PHIL 730.001 – Advanced Studies in Metaphysics
Instructor: Thomas Hofweber. This course meets T 4:00 – 6:30 p.m. in CW 208.
Nihilism and the limits of revision: Our conception of ourselves and the world contain many things we take to be true, but that are up for revision: we might be wrong about them and if so we should revise what we think. But there are some things where it is difficult to imagine how we could give those up. Nihilism in various forms is an extreme view that something at the core of our thinking is systematically false. Some forms of nihilism are so radical that its hard to fathom how they could possibly be true. They seem borderline incoherent at some level, but nonetheless they are defended by some philosopher or other.
The goal of this seminar is to consider three extremely radical forms of nihilism, to understand what motivates them, to formulate them properly, and in particular to assess whether they can be refuted and what would follow if they could be ruled out.

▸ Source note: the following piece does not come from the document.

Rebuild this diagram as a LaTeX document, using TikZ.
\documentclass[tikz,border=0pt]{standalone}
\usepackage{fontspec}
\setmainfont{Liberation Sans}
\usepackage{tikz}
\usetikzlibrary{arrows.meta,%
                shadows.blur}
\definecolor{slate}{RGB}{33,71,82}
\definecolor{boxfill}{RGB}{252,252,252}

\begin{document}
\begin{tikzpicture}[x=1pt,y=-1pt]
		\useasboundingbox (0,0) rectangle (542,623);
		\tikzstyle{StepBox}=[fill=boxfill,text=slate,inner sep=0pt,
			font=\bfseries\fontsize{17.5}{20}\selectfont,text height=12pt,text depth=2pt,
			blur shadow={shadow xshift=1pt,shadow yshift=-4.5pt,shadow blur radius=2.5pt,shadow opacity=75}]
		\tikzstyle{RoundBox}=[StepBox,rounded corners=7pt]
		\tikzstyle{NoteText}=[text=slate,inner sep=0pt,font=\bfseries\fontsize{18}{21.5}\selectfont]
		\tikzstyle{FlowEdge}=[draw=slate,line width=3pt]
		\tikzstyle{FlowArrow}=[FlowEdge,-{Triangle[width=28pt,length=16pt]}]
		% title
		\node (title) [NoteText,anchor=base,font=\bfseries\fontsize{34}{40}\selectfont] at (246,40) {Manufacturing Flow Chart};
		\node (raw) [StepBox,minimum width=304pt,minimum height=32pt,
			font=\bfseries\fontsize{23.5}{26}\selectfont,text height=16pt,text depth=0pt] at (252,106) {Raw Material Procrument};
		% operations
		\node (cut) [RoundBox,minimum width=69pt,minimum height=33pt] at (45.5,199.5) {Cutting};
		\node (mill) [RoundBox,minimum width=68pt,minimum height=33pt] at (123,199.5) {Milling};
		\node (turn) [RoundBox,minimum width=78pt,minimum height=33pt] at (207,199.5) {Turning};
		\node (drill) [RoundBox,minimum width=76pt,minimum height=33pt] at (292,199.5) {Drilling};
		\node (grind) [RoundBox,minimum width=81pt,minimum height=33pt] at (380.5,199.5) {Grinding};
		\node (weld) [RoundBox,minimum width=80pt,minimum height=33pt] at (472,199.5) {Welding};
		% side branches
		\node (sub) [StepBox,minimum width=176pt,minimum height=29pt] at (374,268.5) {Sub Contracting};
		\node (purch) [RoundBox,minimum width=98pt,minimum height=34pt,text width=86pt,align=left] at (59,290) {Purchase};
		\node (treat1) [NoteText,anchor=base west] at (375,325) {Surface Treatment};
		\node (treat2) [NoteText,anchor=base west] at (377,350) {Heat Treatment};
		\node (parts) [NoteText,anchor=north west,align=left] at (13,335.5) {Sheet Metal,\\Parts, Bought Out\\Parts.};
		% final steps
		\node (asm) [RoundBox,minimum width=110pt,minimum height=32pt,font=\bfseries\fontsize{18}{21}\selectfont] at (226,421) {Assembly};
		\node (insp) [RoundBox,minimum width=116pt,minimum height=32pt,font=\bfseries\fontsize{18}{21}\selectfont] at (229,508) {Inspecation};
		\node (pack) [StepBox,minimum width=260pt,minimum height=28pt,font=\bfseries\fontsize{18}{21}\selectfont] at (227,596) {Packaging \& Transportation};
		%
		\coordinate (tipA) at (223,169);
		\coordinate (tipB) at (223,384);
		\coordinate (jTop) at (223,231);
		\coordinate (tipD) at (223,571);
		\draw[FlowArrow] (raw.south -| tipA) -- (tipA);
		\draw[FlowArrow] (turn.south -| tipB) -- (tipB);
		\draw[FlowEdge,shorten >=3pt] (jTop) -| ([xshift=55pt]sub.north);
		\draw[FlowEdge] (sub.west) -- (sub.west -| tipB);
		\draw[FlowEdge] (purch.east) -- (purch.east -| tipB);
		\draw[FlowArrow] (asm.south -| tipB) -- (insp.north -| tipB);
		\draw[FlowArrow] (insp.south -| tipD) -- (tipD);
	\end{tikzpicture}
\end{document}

The three nihilisms are (imprecisely characterized):
1) Ontological nihilism: nothing exists
2) Nihilism about everything normative: there are no reasons, nothing you ought to do or believe, etc.

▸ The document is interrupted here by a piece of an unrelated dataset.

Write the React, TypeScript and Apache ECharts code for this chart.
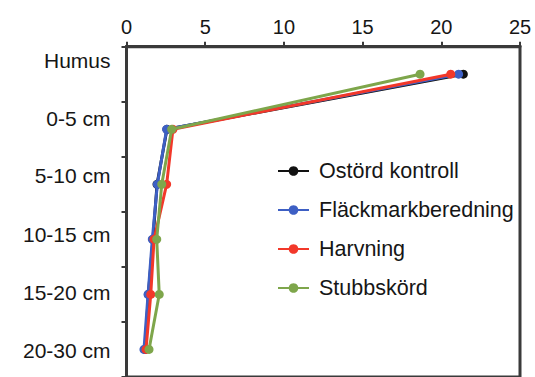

3) Nihilism about content: no sentences or utterances have any meaning, no one has any propositional attitudes like beliefs, etc.
These characterizations of nihilism are not necessarily the best ones, for reasons we will discuss. We will also discuss forms of nihilism that hold, for example, that although there are some things we ought to do and that matter, what this comes down to is so thin that nothing really matters in a more proper and substantial sense.
Each of those three debates has a small, but separate literature, and we will be able to read a good part of it. However, the issues that arise with each are often very similar: how to properly state nihilism, whether it is coherent, whether it can be refuted, how significant it would be if it turned out to be true, what it would show for the status of content, or normativity, or existence, if the relevant nihilism could be guaranteed to be rules out.